Date of Award

2017

Document Type

Doctoral Thesis

Degree Name

Doctor of Philosophy

Department

Computer Science

First Advisor

Dr. Paul Walsh

Abstract

The life science domain is a high value research area, both in terms of the benefits in increased knowledge and in societal impact. Much of the research funding has focused on wet lab based approaches to increase visibility into biological processes and producing maximal relevant information on which to make decisions. Given the complexity of biological functions, in many cases this has led to an information overload. Researchers are now able to routinely generate and access petabytes of data as a result of high throughput experiments, and this capability is growing. This data can be difficult to interpret and intractable for manual evaluation, proffering the need for powerful and accurate bioinformatics tools so that researchers and practitioners can actually make use of the information being generated in a practical sense. Artificial Neural Networks are a machine learning approach which has gained much traction in the field of bioinformatics, as they offer the required high throughput processing for large datasets, while providing powerful generalization, fault tolerance, and robustness to noise, making them appealing for application to life science problems.
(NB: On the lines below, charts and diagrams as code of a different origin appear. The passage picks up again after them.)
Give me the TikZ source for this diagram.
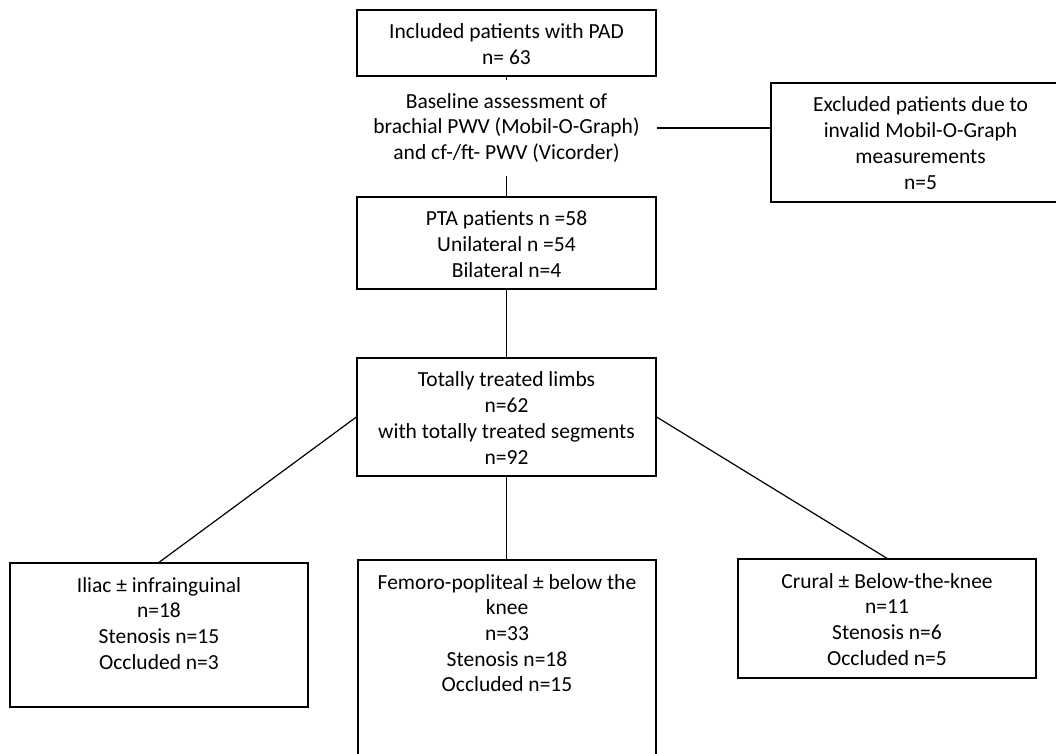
\documentclass[tikz,border=0pt]{standalone}
\usepackage{fontspec}
\setmainfont{Carlito}
\newcommand\boxtxt[3]{\parbox[c][#2][t]{#1}{\centering\vspace*{11pt}\strut#3}}
\tikzset{
  flowbox/.style={draw, inner sep=0pt, line width=1.3pt, fill=white},
  plaintxt/.style={inner sep=0pt, align=center},
  link/.style={line width=1.2pt},
  every node/.style={font=\fontsize{21.5}{25.7}\selectfont}
}
\begin{document}
\begin{tikzpicture}[x=1pt,y=-1pt]
\useasboundingbox (0,0) rectangle (1056,753);
\clip (0,0) rectangle (1056,753);
\fill[white] (0,0) rectangle (1056,753);

\node[flowbox, minimum width=299pt, minimum height=66pt] (inc) at (506.5,43)
  {\boxtxt{299pt}{66pt}{Included patients with PAD\\n= 63}};

\node[plaintxt, minimum width=300pt, minimum height=96pt] (base) at (506.5,128)
  {Baseline assessment of\\brachial PWV (Mobil-O-Graph)\\and cf-/ft- PWV (Vicorder)};

\node[flowbox, minimum width=299pt, minimum height=119pt] (exc) at (920.5,142.5)
  {\boxtxt{299pt}{119pt}{Excluded patients due to\\invalid Mobil-O-Graph\\measurements\\n=5}};

\node[flowbox, minimum width=299pt, minimum height=92pt] (pta) at (506.5,243)
  {\boxtxt{299pt}{92pt}{PTA patients n =58\\Unilateral n =54\\Bilateral n=4}};

\node[flowbox, minimum width=299pt, minimum height=118pt] (tot) at (506.5,417)
  {\boxtxt{299pt}{118pt}{Totally treated limbs\\n=62\\with totally treated segments\\n=92}};

\node[flowbox, minimum width=298pt, minimum height=144pt] (ili) at (159,635)
  {\boxtxt{298pt}{144pt}{Iliac \textpm{} infrainguinal\\n=18\\Stenosis n=15\\Occluded n=3}};

\node[flowbox, minimum width=298pt, minimum height=240pt] (fem) at (507,680)
  {\boxtxt{298pt}{240pt}{Femoro-popliteal \textpm{} below the\\knee\\n=33\\Stenosis n=18\\Occluded n=15}};

\node[flowbox, minimum width=298pt, minimum height=119pt] (cru) at (887,618.5)
  {\boxtxt{298pt}{119pt}{Crural \textpm{} Below-the-knee\\n=11\\Stenosis n=6\\Occluded n=5}};

\draw[link] (inc.south) -- (base.north);
\draw[link] (base.south) -- (pta.north);
\draw[link] (base.east) -- (base.east -| exc.west);
\draw[link] (pta.south) -- (tot.north);
\draw[link] (tot.west) -- (ili.north);
\draw[link] (tot.south) -- (tot.south |- fem.north);
\draw[link] (tot.east) -- (cru.north);
\end{tikzpicture}
\end{document}
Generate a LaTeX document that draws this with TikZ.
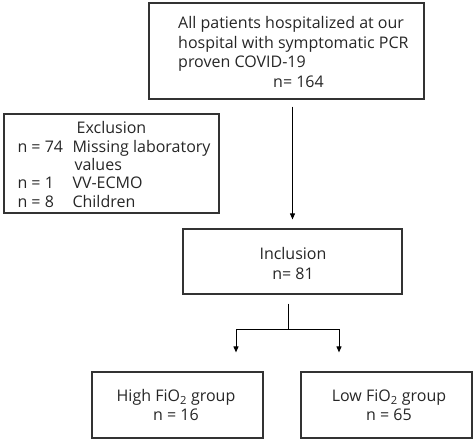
\documentclass[tikz,border=0pt]{standalone}
\usepackage{fontspec}
\setmainfont{Open Sans}
\usetikzlibrary{arrows.meta}
\begin{document}
\begin{tikzpicture}[x=1pt,y=-1pt,
  box/.style={draw=black!80, line width=1.2pt, rectangle, inner sep=0pt},
  txt/.style={inner sep=0pt, text=black!85, font=\fontsize{16}{19.5}\selectfont},
  conn/.style={line width=1pt, draw=black},
  arr/.style={conn, -{Triangle[length=6pt,width=5pt]}}]
\useasboundingbox (0,0) rectangle (474,441);
% boxes
\node[box, minimum width=275pt, minimum height=96pt] (top) at (286.5,51) {};
\node[box, minimum width=215pt, minimum height=99pt] (excl) at (111.5,163.5) {};
\node[box, minimum width=219pt, minimum height=65pt] (incl) at (292.5,261.5) {};
\node[box, minimum width=171pt, minimum height=66pt] (high) at (177.5,405) {};
\node[box, minimum width=171pt, minimum height=66pt] (low) at (386.5,405) {};
% texts
\node[txt, align=left, anchor=west] (toptext) at (178,52)
  {All patients hospitalized at our\\hospital with symptomatic PCR\\proven COVID-19\\\hspace*{95pt}n= 164};
\node[txt, align=center, font=\fontsize{16}{18.3}\selectfont] (excltext) at (111.5,164.5)
  {Exclusion\\
   \makebox[188pt][l]{\makebox[55pt][l]{n = 74}Missing laboratory}\\
   \makebox[188pt][l]{\hspace*{57pt}values}\\
   \makebox[188pt][l]{\makebox[55pt][l]{n = 1}VV-ECMO}\\
   \makebox[188pt][l]{\makebox[55pt][l]{n = 8}Children}};
\node[txt, align=center, font=\fontsize{16}{20}\selectfont] (incltext) at (293,263) {Inclusion\\n= 81};
\node[txt, align=center, font=\fontsize{16}{18.5}\selectfont] (hightext) at (176,405) {High FiO\textsubscript{2} group\\n = 16};
\node[txt, align=center, font=\fontsize{16}{18.5}\selectfont] (lowtext) at (389,405) {Low FiO\textsubscript{2} group\\n = 65};
% connectors
\draw[arr, shorten <=7pt, shorten >=9pt] (top.south -| incl.north) -- (incl.north);
\coordinate (split) at (288,329);
\coordinate (la) at (236,329);
\coordinate (ra) at (339,329);
\draw[conn, shorten <=9pt] (incl.south -| split) -- (split);
\draw[conn] (la) -- (ra);
\draw[arr, shorten >=19pt] (la) -- (la |- high.north);
\draw[arr, shorten >=19pt] (ra) -- (ra |- low.north);
\end{tikzpicture}
\end{document}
Major contributions of this thesis include literature reviews that demonstrate the use, effectiveness and limitations of key machine learning technologies in life science, and the development of two novel neuroevolution approaches (MFF-NEAT and RBF-CGP-ANN) which were developed recognizing needs of life sciences, and addressing issues inherent in the application of artificial neural networks to bioinformatics problems. Comprehensive experiments were conducted to gauge the effectiveness of these new tools on life science problems, including breast cancer diagnosis, heart disease, mass spectral datasets, and determining the specificity of HIV-1 protease. The results achieved are discussed, and it is demonstrated that these new tools have the potential to outperform more typical ANN based approaches on specific tasks.